Votre
serviteur se souvient avoir découvert Maieutiste par sa démo tape aux allures
de brouillon, "Socratic Black Metal", voilà huit ans. A sa manière,
modeste et sans grands moyens, le groupe témoignait alors déjà d'une volonté
d'émancipation vis-à-vis du credo en vigueur au sein d'une chapelle à
l'intérieur de laquelle il se sentait à l'étroit sans pour autant chercher à en
siphonner les arcs-boutants. Après un long silence, tunnel qui a vu certains de
ses membres s'activer ici ou là, notamment chez Caïnan Dawn pour le guitariste
Keithan, le sextet est enfin de retour avec sous le bras un premier album que
nous n'attendions presque plus. Du haut de ses 76 minutes au garrot, cette
offrande éponyme donne l'impression que ses auteurs ont cherché à rattraper le
temps perdu, remplissant jusqu'à la gueule un menu d'une densité
pantagruélique. Corollaire de sa durée extrême, l'œuvre requiert de nombreux
va-et-vient dans les replis ténébreux de son intimité pour en goûter la valeur,
d'autant plus que l'art noir qui s'y déploie se révèle difficile à pénétrer. De
fait, Maieutiste n'a pas seulement mis à profit ces années d'abstinence pour
empiler les compos (l'opus n'en compte que onze), cherchant surtout à peaufiner
une écriture complexe où fourmillent les détails. Méconnaissable, le groupe a
acquis une maturité, une ampleur dont, il faut bien l'admettre, nous ne le
pensions peut-être pas capable.

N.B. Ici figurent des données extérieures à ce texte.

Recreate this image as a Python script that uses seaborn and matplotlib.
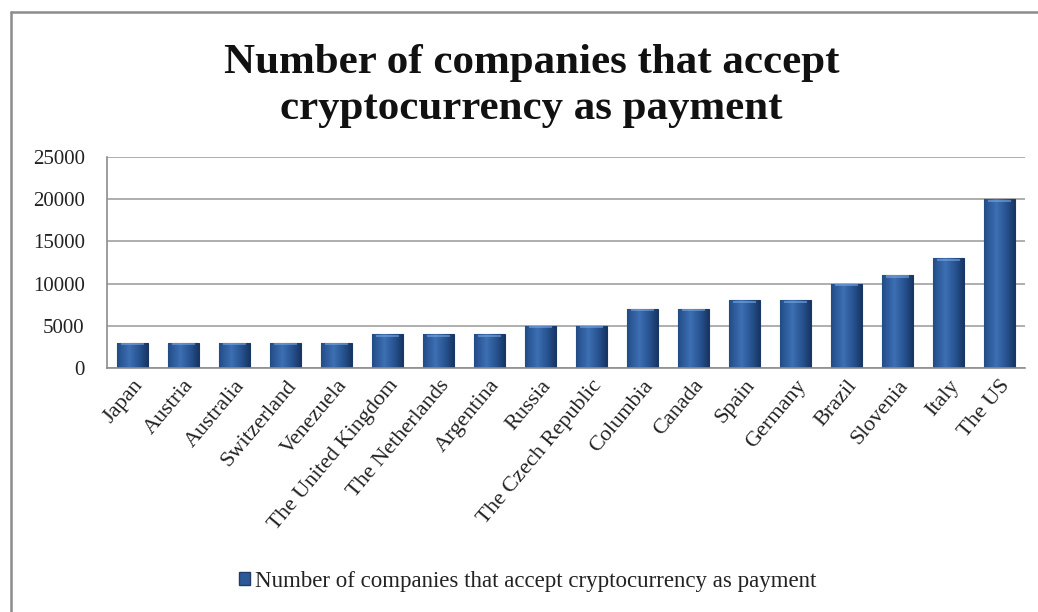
import numpy as np
import pandas as pd
import matplotlib
matplotlib.use("Agg")
import matplotlib.pyplot as plt
import seaborn as sns
from matplotlib.patches import Rectangle
from matplotlib.lines import Line2D

countries = ["Japan", "Austria", "Australia", "Switzerland", "Venezuela",
             "The United Kingdom", "The Netherlands", "Argentina", "Russia",
             "The Czech Republic", "Columbia", "Canada", "Spain", "Germany",
             "Brazil", "Slovenia", "Italy", "The US"]
companies = [3000, 3000, 3000, 3000, 3000, 4000, 4000, 4000, 5000, 5000,
             7000, 7000, 8000, 8000, 10000, 11000, 13000, 20000]
yticks = [0, 5000, 10000, 15000, 20000, 25000]
series_name = "Number of companies that accept cryptocurrency as payment"
title = "Number of companies that accept\ncryptocurrency as payment"

sns.set_theme(style="white")
plt.rcParams['font.family'] = ['Liberation Serif', 'DejaVu Serif']

df = pd.DataFrame({"country": countries, "value": companies})

fig = plt.figure(figsize=(10.38, 6.12), dpi=100)
ax = fig.add_axes([107/1038, 1-368/612, (1025-107)/1038, (368-157)/612])

sns.barplot(data=df, x="country", y="value", color="#2A5593", width=0.59,
            edgecolor="#1A3866", linewidth=0.8, ax=ax, saturation=1)

# gradient shading on bars (cylinder-like)
grad = np.linspace(0, 1, 64)
shade = 1 - 0.6 * np.abs(grad - 0.4)
cmap = matplotlib.colors.LinearSegmentedColormap.from_list(
    "b", ["#132F5A", "#27528F", "#3D6FB3"])
for p in ax.patches:
    x0, y0 = p.get_x(), p.get_y()
    w, h = p.get_width(), p.get_height()
    img = ax.imshow(shade[np.newaxis, :], extent=[x0, x0 + w, y0, y0 + h],
                    aspect="auto", cmap=cmap, vmin=0.6, vmax=1,
                    zorder=p.get_zorder() + 0.1)
    img.set_clip_path(p)
    cap = Rectangle((x0 + w * 0.12, y0 + h - 300), w * 0.76, 260,
                    facecolor="#7FAEE6", edgecolor="none", alpha=0.55,
                    zorder=p.get_zorder() + 0.2)
    ax.add_patch(cap)

ax.set_xlim(-0.5, len(countries) - 0.5)
ax.set_ylim(0, 25000)
ax.set_yticks(yticks)
ax.set_yticklabels([str(v) for v in yticks], fontsize=15)
ax.yaxis.grid(True, color="#A8A8A8", linewidth=1.3)
ax.set_axisbelow(True)
for s in ["top", "right"]:
    ax.spines[s].set_visible(False)
ax.spines["left"].set_color("#8C8C8C")
ax.spines["bottom"].set_color("#8C8C8C")
ax.spines["left"].set_linewidth(1.2)
ax.spines["bottom"].set_linewidth(1.2)
ax.set_xlabel("")
ax.set_ylabel("")
ax.tick_params(axis="y", length=0, pad=16)
ax.tick_params(axis="x", length=0, pad=6)
ax.set_xticks(range(len(countries)))
ax.set_xticklabels(countries, rotation=50, ha="right", rotation_mode="anchor",
                   fontsize=16)
for t in ax.get_yticklabels() + ax.get_xticklabels():
    t.set_color("#222222")

fig.text(0.512, 1 - 86/612, title, ha="center", va="center", fontsize=31,
         fontweight="bold", linespacing=1.3, color="#111111")

handles = [Rectangle((0, 0), 1, 1, facecolor="#2D5A97", edgecolor="#1E3D6B")]
fig.legend(handles, [series_name], loc="center", bbox_to_anchor=(0.508, 1 - 581/612),
           frameon=False, fontsize=16.5, handlelength=0.5, handleheight=0.5,
           handletextpad=0.2, labelcolor="#222222")

fig.lines.append(Line2D([11/1038, 1], [1 - 12/612, 1 - 12/612],
                        transform=fig.transFigure, color="#8C8C8C", linewidth=1.8))
fig.lines.append(Line2D([11/1038, 11/1038], [0, 1 - 12/612],
                        transform=fig.transFigure, color="#8C8C8C", linewidth=1.8))

fig.savefig("out.png", dpi=100)
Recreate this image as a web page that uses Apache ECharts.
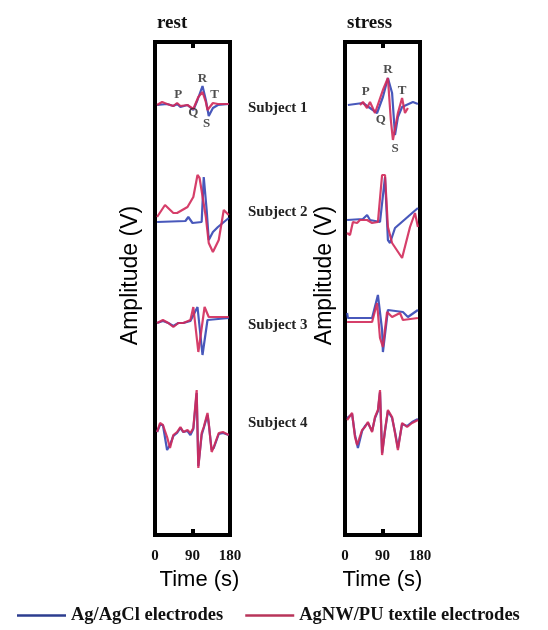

À l'écoute de cette offrande, on mesure combien
chaque piste a été réfléchie, pensée dans ses moindres aspects, tableaux de
maître d'une ébouriffante virtuosité. Ni orthodoxe ni évolutif mais en fait un
peu les deux à la fois, le black metal sculpté par les Français galope à
travers un chemin sinueux où copulent passages jazzy (le formidable
'Absolution'), chant clair ('... In The Mirror'), émanations instrumentales
suintant des ambiances malsaines ('Purgatoire'), cadence façon Lapin Duracell
('The Fall'), guitares gonflées d'une semence désespérée (le déchirant 'Death
To Free Thinkers'), tempo doomy ('Lifeless Visions'). Brassant nombre
d'influences, "Maieutiste" a quelque chose d'une synthèse des
diverses forces travaillant un art des plus protéiformes. Sans doute trop long
et ayant en cela mérité quelques (petits) coups de ciseaux, ce galop d'essai
mérite le respect pour le boulot abattu par ses géniteurs. Pour sa cohérence
surtout, car jamais il ne s'égare. Et s'il nous perd parfois, il le fait alors
sciemment et nous retrouve toujours au bout de cette sente avalée par une nuit
opaque. Le groupe survivra-t-il à cette somme définitive, à la fois nouveau
départ mais aussi aboutissement de longues années de maturation ? (2015)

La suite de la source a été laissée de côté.